A well-organised event could include an educative element, hands-on workshops, scheduled artist talks, guided tours, a saleable catalogue or book and a well-publicised opening event – hopefully, all endorsed by comprehensive attendee e-mail lists and positive social media coverage, cementing an image of professionalism and a well-rounded depth of knowledge of the textile arts. It’s all about links and networks. Circles within circles.
This is also the time to think of social media exposure – dipping into the valuable networks of the venue, the organisers, the entrants, sponsors, textile-related businesses and textile-based magazines, but, also including community involvement by inviting local dignitaries and involving/supporting other local community-based businesses.
A good photographer/videographer is essential to capture moment-worthy images and videos to be used for print and online media. These can be uploaded onto social media within moments – scary but true. Best to use your own, rather than lose that one-off opportunity for promotion – or worse, having it done poorly by someone else.
It’s a truck-load of work, I know. But organisers, don’t be daunted – just be organised. Done well, with adequate thought given to all these components, the work of putting up an exhibition or competition is made a lot easier for everyone, including the entrants, volunteers, staff and sponsors. Plus it’s more enjoyable for the viewing public when everything is harmonious.
An inspiring team, led by a visionary team leader is crucial – along with a sense of humour too I think. A timeline needs to be constructed, working from the end-of-event, forward – ensuring adequate time is allotted for advertising and promotion, collection and collation of entries, curation of hanging and hanging day itself – as well as take-down, the opening event, photography, production of a book or catalogue, plus other event-related offerings – and thank you’s to all involved including Judges.
And that includes a lot of writing. Writing that seduces, invites and entices artists to want to enter, but is also comprehensive and easily understood.
The best exhibitions/competitions I’ve entered are the ones that tick all these boxes.
Why? Because, as an entrant, it makes my job a lot easier if all the necessary information is there, presented in an easily understood format that intrigues me and makes me want to read on – and even enter.

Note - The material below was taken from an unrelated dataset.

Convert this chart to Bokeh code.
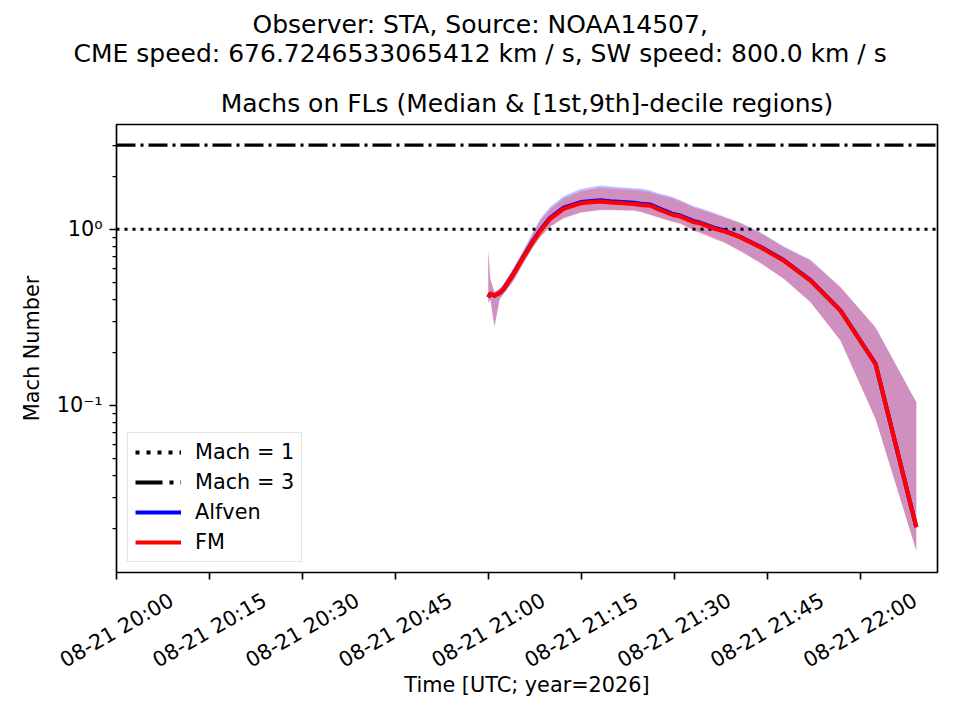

The brief answers all of my questions so I don’t have to contact organisers, I simply follow the steps – and many organisations, thankfully, now offer great online entry formats, making things so much easier and more efficient. Images are uploaded, payments made and a copy of my successful entry immediately flicked to my email. Plus it’s paperless!
So we all have our jobs to do. Organisers to be organised.
Me, the entrant, to ensure I know what’s expected of me.
Best of all, we’re all promoting and supporting our industry as deserving the designation of art.